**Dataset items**

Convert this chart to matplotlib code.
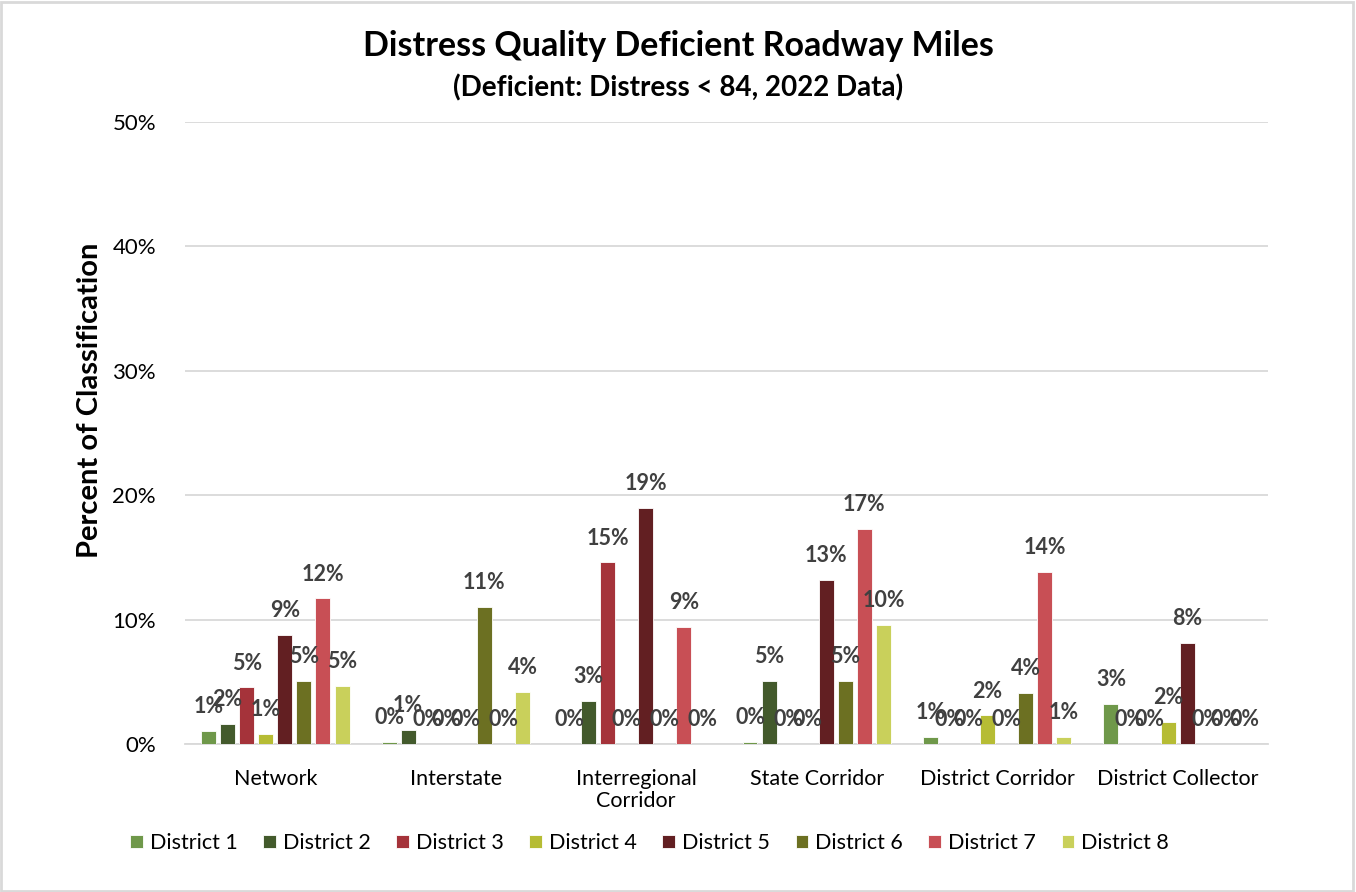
import matplotlib
matplotlib.use("Agg")
import matplotlib.pyplot as plt
import numpy as np
from matplotlib.patches import Rectangle

plt.rcParams['font.family'] = ['Lato', 'DejaVu Sans']

categories = ['Network', 'Interstate', 'Interregional\nCorridor', 'State Corridor',
              'District Corridor', 'District Collector']
districts = ['District 1', 'District 2', 'District 3', 'District 4',
             'District 5', 'District 6', 'District 7', 'District 8']
colors = ['#6f984a', '#435a2c', '#a5333a', '#b6bc34',
          '#621f22', '#6c7022', '#c84f55', '#c9d05b']

# percent of classification, one list per district (in category order)
district_1 = [1.05, 0.2, 0.0, 0.2, 0.55, 3.2]
district_2 = [1.6, 1.1, 3.45, 5.1, 0.0, 0.0]
district_3 = [4.55, 0.0, 14.6, 0.0, 0.0, 0.0]
district_4 = [0.8, 0.0, 0.0, 0.0, 2.3, 1.8]
district_5 = [8.8, 0.0, 19.0, 13.2, 0.0, 8.1]
district_6 = [5.1, 11.0, 0.0, 5.1, 4.1, 0.0]
district_7 = [11.7, 0.0, 9.4, 17.3, 13.8, 0.0]
district_8 = [4.7, 4.2, 0.0, 9.6, 0.6, 0.0]
series = [district_1, district_2, district_3, district_4,
          district_5, district_6, district_7, district_8]

fig = plt.figure(figsize=(13.56, 8.92), dpi=100)
fig.patches.append(Rectangle((0.001, 0.001), 0.997, 0.997, transform=fig.transFigure,
                             fill=False, edgecolor='#d9d9d9', linewidth=2))
ax = fig.add_axes([0.1365, 0.1659, 0.7985, 0.6973])

x = np.arange(len(categories))
pitch = 0.1056
width = 0.083
for i, (name, vals, c) in enumerate(zip(districts, series, colors)):
    pos = x + (i - 3.5) * pitch
    ax.bar(pos, vals, width, color=c, edgecolor='white', linewidth=0.6, label=name, zorder=3)
    for px, v in zip(pos, vals):
        ax.annotate(f"{v:.0f}%", (px, v), xytext=(0, 10), textcoords='offset points',
                    ha='center', va='bottom', fontsize=15.5, fontweight='bold',
                    color='#404040', zorder=4)

ax.set_xlim(-0.5, len(categories) - 0.5)
ax.set_ylim(0, 50)
ax.set_yticks([0, 10, 20, 30, 40, 50])
ax.set_yticklabels([f"{t}%" for t in [0, 10, 20, 30, 40, 50]], fontsize=16)
ax.set_xticks(x)
ax.set_xticklabels(categories, fontsize=15.5, linespacing=1.1)
ax.tick_params(axis='both', length=0, colors='black')
ax.tick_params(axis='y', pad=21)
ax.tick_params(axis='x', pad=18)
ax.grid(axis='y', color='#d9d9d9', linewidth=1.3, zorder=0)
for s in ['top', 'right', 'left']:
    ax.spines[s].set_visible(False)
ax.spines['bottom'].set_color('#d9d9d9')
ax.spines['bottom'].set_linewidth(1.3)

ax.set_ylabel('Percent of Classification', fontsize=21, fontweight='bold')
ax.yaxis.set_label_coords(-0.076, 0.553)

fig.text(0.5, 0.948, 'Distress Quality Deficient Roadway Miles', ha='center', va='center',
         fontsize=24.5, fontweight='bold')
fig.text(0.5, 0.902, '(Deficient: Distress < 84, 2022 Data)', ha='center', va='center',
         fontsize=20, fontweight='bold')

fig.legend(loc='center', bbox_to_anchor=(0.479, 0.055), ncol=8, frameon=False,
           fontsize=15.5, handlelength=0.6, handleheight=0.6, handletextpad=0.3,
           columnspacing=1.2)

fig.savefig('out.png', dpi=100)
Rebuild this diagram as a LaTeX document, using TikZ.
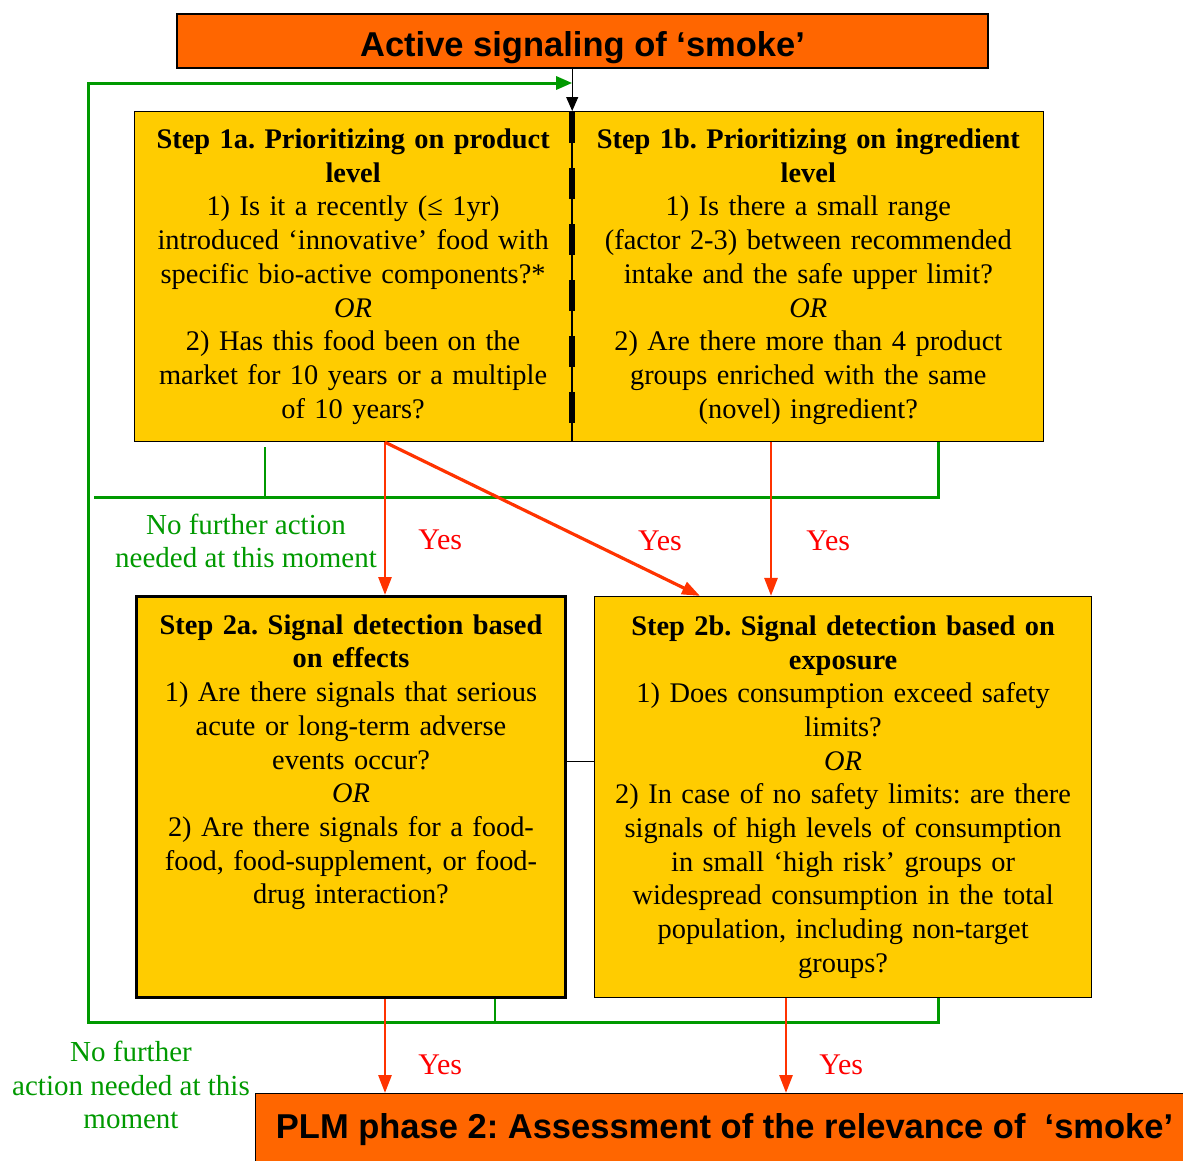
\documentclass[tikz,border=0pt]{standalone}
\usepackage{fontspec}
\setmainfont{Liberation Serif}
\newfontfamily\headfont{Liberation Sans}
\usetikzlibrary{positioning, arrows.meta}
\definecolor{smokeorange}{HTML}{FF6600}
\definecolor{stepyellow}{HTML}{FFCC00}
\definecolor{nogreen}{HTML}{009900}
\definecolor{yesred}{HTML}{FF3300}
\frenchspacing

\begin{document}
\begin{tikzpicture}[
    x=1pt, y=-1pt,
    every node/.style={inner sep=0pt},
    phase/.style={rectangle, draw, fill=smokeorange, line width=1.2pt, font=\headfont\bfseries\fontsize{34.5}{40}\selectfont},
    stepbox/.style={rectangle, draw, fill=stepyellow, line width=1.2pt, align=center, font=\fontsize{28.4}{33.7}\selectfont},
    yes/.style={-{Triangle[width=13pt,length=18pt]}, draw=yesred, line width=2.8pt},
    yeslabel/.style={text=red, font=\fontsize{30}{34}\selectfont},
    nogo/.style={draw=nogreen, line width=3pt},
    nolabel/.style={text=nogreen, align=center, font=\fontsize{29}{33.5}\selectfont}
  ]
    \useasboundingbox (0,0) rectangle (1183,1160);

    \node[phase, minimum width=811pt, minimum height=54pt] (title) at (582.5,41) {\raisebox{-15pt}[0pt][0pt]{Active signaling of ‘smoke’}};

    \node[stepbox, anchor=north west, minimum width=437pt, minimum height=330pt, text width=430pt] (s1a) at (134,111)
      {\textbf{Step 1a. Prioritizing on product}\\ \textbf{level}\\
       1) Is it a recently (≤ 1yr)\\ introduced ‘innovative’ food with\\ specific bio-active components?*\\
       \textit{OR}\\ 2) Has this food been on the\\ market for 10 years or a multiple\\ of 10 years?};
    \node[stepbox, right=0pt of s1a, minimum width=471pt, minimum height=330pt, text width=464pt] (s1b)
      {\textbf{Step 1b. Prioritizing on ingredient}\\ \textbf{level}\\
       1) Is there a small range\\ (factor 2-3) between recommended\\ intake and the safe upper limit?\\
       \textit{OR}\\ 2) Are there more than 4 product\\ groups enriched with the same\\ (novel) ingredient?};

    \node[stepbox, anchor=north west, line width=3pt, minimum width=429pt, minimum height=401pt, text width=422pt] (s2a) at (135,595)
      {\textbf{Step 2a. Signal detection based}\\ \textbf{on effects}\\
       1) Are there signals that serious\\ acute or long-term adverse\\ events occur?\\
       \textit{OR}\\ 2) Are there signals for a food-\\ food, food-supplement, or food-\\ drug interaction?\\[42pt]~};
    \node[stepbox, right=27pt of s2a, minimum width=497pt, minimum height=401pt, text width=490pt] (s2b)
      {\textbf{Step 2b. Signal detection based on}\\ \textbf{exposure}\\
       1) Does consumption exceed safety\\ limits?\\ \textit{OR}\\
       2) In case of no safety limits: are there\\ signals of high levels of consumption\\
       in small ‘high risk’ groups or\\ widespread consumption in the total\\
       population, including non-target\\ groups?};

    \node[phase, anchor=north west, minimum width=938pt, minimum height=80pt] (plm) at (255,1093)
      {\raisebox{-5pt}[0pt][0pt]{PLM phase 2: Assessment of the relevance of~ ‘smoke’}};

    % start and divider
    \draw[-{Triangle[width=12pt,length=14pt]}, line width=1pt] (title.south -| s1a.north east) -- (s1a.north east);
    \draw[line width=6pt, dash pattern=on 31pt off 25pt] ([yshift=-1pt]s1a.north east) -- (s1a.south east);
    \draw[line width=1pt] (s2a.east |- 0,761) -- (s2b.west |- 0,761);

    % no further action
    \coordinate (busL) at (94,497);
    \coordinate (busR) at (938,497);
    \coordinate (loopL) at (88,1022);
    \coordinate (loopR) at (938,1022);
    \draw[nogo, line width=2.5pt] (s1a.south -| 265,0) ++(0,5) -- (busL -| 265,0);
    \draw[nogo] (busL) -- (busR) -- (s1b.south -| busR);
    \draw[nogo, line width=2.5pt] (s2a.south -| 495,0) -- (loopL -| 495,0);
    \draw[nogo, -{Triangle[width=13pt,length=16pt]}] (s2b.south -| loopR) -- (loopR) -- (loopL) |- (s1a.north east |- 0,83);
    \node[nolabel] (nomore1) at (246,541) {No further action\\needed at this moment};
    \node[nolabel] (nomore2) at (131,1085) {No further\\action needed at this\\moment};

    % yes
    \draw[yes] (s1a.south -| 385,0) -- node[yeslabel, pos=0.64, right=32pt] {Yes} (s2a.north -| 385,0);
    \draw[yes, line width=3.2pt] (s1a.south -| 385,0) -- node[yeslabel, pos=0.64, right=50pt] {Yes} (s2b.north -| 700,0);
    \draw[yes] (s1b.south -| 771,0) -- node[yeslabel, pos=0.64, right=34pt] {Yes} (s2b.north -| 771,0);
    \draw[yes] (s2a.south -| 385,0) -- node[yeslabel, pos=0.7, right=32pt] {Yes} (plm.north -| 385,0);
    \draw[yes] (s2b.south -| 786,0) -- node[yeslabel, pos=0.7, right=32pt] {Yes} (plm.north -| 786,0);
  \end{tikzpicture}
\end{document}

**Task statement**
Exactly as written, repeat the lines from the beginning of the entries up to and including the line with "plt.rcParams['font.family'] = ['Lato', 'DejaVu", but not the pictures.

**Output below**
Convert this chart to matplotlib code.
import matplotlib
matplotlib.use("Agg")
import matplotlib.pyplot as plt
import numpy as np
from matplotlib.patches import Rectangle

plt.rcParams['font.family'] = ['Lato', 'DejaVu Sans']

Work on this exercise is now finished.